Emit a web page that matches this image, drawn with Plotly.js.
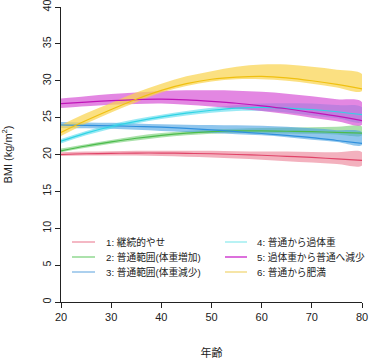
<!DOCTYPE html>
<html><head><meta charset="utf-8">
<script src="https://cdn.plot.ly/plotly-3.0.1.min.js"></script>
<style>html,body{margin:0;padding:0;background:#fff}</style>
</head><body><div id="chart" style="width:370px;height:359px"></div>
<script>
var ages = [20,25,30,35,40,45,50,55,60,65,70,75,80];
var names = ["1: 継続的やせ","2: 普通範囲(体重増加)","3: 普通範囲(体重減少)","4: 普通から過体重","5: 過体重から普通へ減少","6: 普通から肥満"];

var c1 = [20.0,20.1,20.15,20.2,20.2,20.15,20.1,20.0,19.9,19.75,19.6,19.4,19.2];
var u1 = [20.3,20.4,20.45,20.5,20.5,20.5,20.5,20.45,20.4,20.4,20.35,20.3,20.3];
var l1 = [19.8,19.85,19.85,19.85,19.8,19.7,19.6,19.45,19.3,19.1,18.9,18.7,18.5];

var c2 = [20.5,21.15,21.7,22.2,22.6,22.9,23.1,23.2,23.2,23.15,23.1,23.0,22.9];
var u2 = [20.8,21.4,21.95,22.5,22.9,23.2,23.4,23.5,23.6,23.65,23.7,23.75,23.8];
var l2 = [20.3,20.9,21.45,21.9,22.3,22.6,22.8,22.9,22.9,22.85,22.8,22.7,22.6];

var c3 = [24.0,23.95,23.9,23.8,23.7,23.55,23.35,23.1,22.85,22.6,22.3,21.9,21.5];
var u3 = [24.4,24.35,24.3,24.2,24.1,24.05,24.0,23.95,23.9,23.75,23.55,23.3,23.0];
var l3 = [23.6,23.55,23.5,23.35,23.2,23.05,22.9,22.75,22.6,22.35,22.0,21.7,21.3];

var c4 = [21.8,22.9,23.8,24.5,25.1,25.6,26.0,26.3,26.4,26.3,26.1,25.8,25.4];
var u4 = [22.1,23.2,24.1,24.8,25.4,25.9,26.35,26.7,26.9,26.95,26.9,26.7,26.4];
var l4 = [21.5,22.6,23.5,24.2,24.8,25.3,25.65,25.9,25.9,25.7,25.3,24.9,24.4];

var c5 = [26.9,27.1,27.3,27.45,27.5,27.4,27.2,26.95,26.6,26.2,25.7,25.2,24.6];
var u5 = [27.6,27.9,28.2,28.4,28.6,28.7,28.7,28.65,28.5,28.25,27.9,27.5,27.1];
var l5 = [26.3,26.55,26.75,26.85,26.9,26.75,26.5,26.25,25.9,25.5,25.0,24.5,24.05];

var c6 = [23.0,24.6,26.1,27.5,28.7,29.6,30.2,30.5,30.6,30.4,30.0,29.5,28.9];
var u6 = [24.0,25.6,27.0,28.4,29.6,30.6,31.3,31.9,32.2,32.2,31.9,31.5,30.9];
var l6 = [22.5,24.2,25.7,27.1,28.4,29.3,29.9,30.2,30.2,30.0,29.6,29.1,28.6];

var centers = [c1,c2,c3,c4,c5,c6];
var uppers = [u1,u2,u3,u4,u5,u6];
var lowers = [l1,l2,l3,l4,l5,l6];

var lineCols = ["#E04468","#4CBB4C","#3090DD","#30D4E4","#C014B8","#F0C010"];
var bandCols = ["rgba(232,100,125,0.5)","rgba(100,200,100,0.55)","rgba(70,160,225,0.6)","rgba(70,215,235,0.55)","rgba(212,70,210,0.65)","rgba(250,212,80,0.72)"];
var legCols = ["#F0A0B0","#90D890","#90C0E8","#A0EEF0","#D040D0","#F3DC8A"];

var traces = [];
for (var i = 0; i < 6; i++) {
  traces.push({
    x: ages.concat(ages.slice().reverse()),
    y: uppers[i].concat(lowers[i].slice().reverse()),
    type: "scatter", mode: "lines", fill: "toself",
    fillcolor: bandCols[i], line: {width: 0, shape: "spline"},
    hoverinfo: "skip", showlegend: false
  });
}
for (var i = 0; i < 6; i++) {
  traces.push({
    x: ages, y: centers[i], type: "scatter", mode: "lines", name: names[i],
    line: {color: lineCols[i], width: 1.2, shape: "spline"},
    showlegend: false
  });
}

// Legend drawn as key lines + text labels (two columns, three rows)
var W = 370, H = 359, mL = 61, mR = 8, mT = 7, mB = 57;
var pw = W - mL - mR, ph = H - mT - mB;
function px2x(p) { return (p - mL) / pw; }
function py2y(p) { return (H - mB - p) / ph; }
var colKeyX = [[72, 95], [225, 247]];
var colTextX = [105, 256];
var rowY = [242, 257, 272];
var shapes = [], annotations = [];
for (var i = 0; i < 6; i++) {
  var col = i < 3 ? 0 : 1, row = i % 3;
  shapes.push({type: "line", xref: "paper", yref: "paper",
    x0: px2x(colKeyX[col][0]), x1: px2x(colKeyX[col][1]),
    y0: py2y(rowY[row]), y1: py2y(rowY[row]),
    line: {color: legCols[i], width: 1.5}});
  annotations.push({xref: "paper", yref: "paper", x: px2x(colTextX[col]), y: py2y(rowY[row]),
    xanchor: "left", yanchor: "middle", showarrow: false, text: names[i], borderpad: 0,
    font: {size: 9.7, color: "#222"}});
}

var fontFam = "Liberation Sans, Arial, Noto Sans CJK JP, sans-serif";

var layout = {
  width: W, height: H,
  margin: {l: mL, r: mR, t: mT, b: mB, autoexpand: false},
  paper_bgcolor: "#fff", plot_bgcolor: "#fff",
  font: {family: fontFam, size: 12, color: "#222"},
  showlegend: false,
  xaxis: {
    range: [20, 80], tickvals: [20,30,40,50,60,70,80],
    showgrid: false, zeroline: false, showline: true, linecolor: "#222", linewidth: 1,
    ticks: "outside", ticklen: 5, tickcolor: "#222", ticklabeloverflow: "allow",
    tickfont: {size: 11},
    title: {text: "年齢", font: {size: 11}, standoff: 27}
  },
  yaxis: {
    range: [0, 40], tickvals: [0,5,10,15,20,25,30,35,40],
    showgrid: false, zeroline: false, showline: true, linecolor: "#222", linewidth: 1,
    ticks: "outside", ticklen: 5, tickcolor: "#222", tickangle: -90, ticklabeloverflow: "allow",
    tickfont: {size: 10.8},
    title: {text: "BMI (kg/m<sup>2</sup>)", font: {size: 11}, standoff: 26}
  },
  shapes: shapes,
  annotations: annotations
};

Plotly.newPlot("chart", traces, layout, {displayModeBar: false, staticPlot: true});
</script>
</body></html>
################
— WHAT YOU SHOULD DO —
Which lines hold the word "drawn"? Copy all of them.

— EXERCISE ANSWER —
Emit a web page that matches this image, drawn with Plotly.js.
// Legend drawn as key lines + text labels (two columns, three rows)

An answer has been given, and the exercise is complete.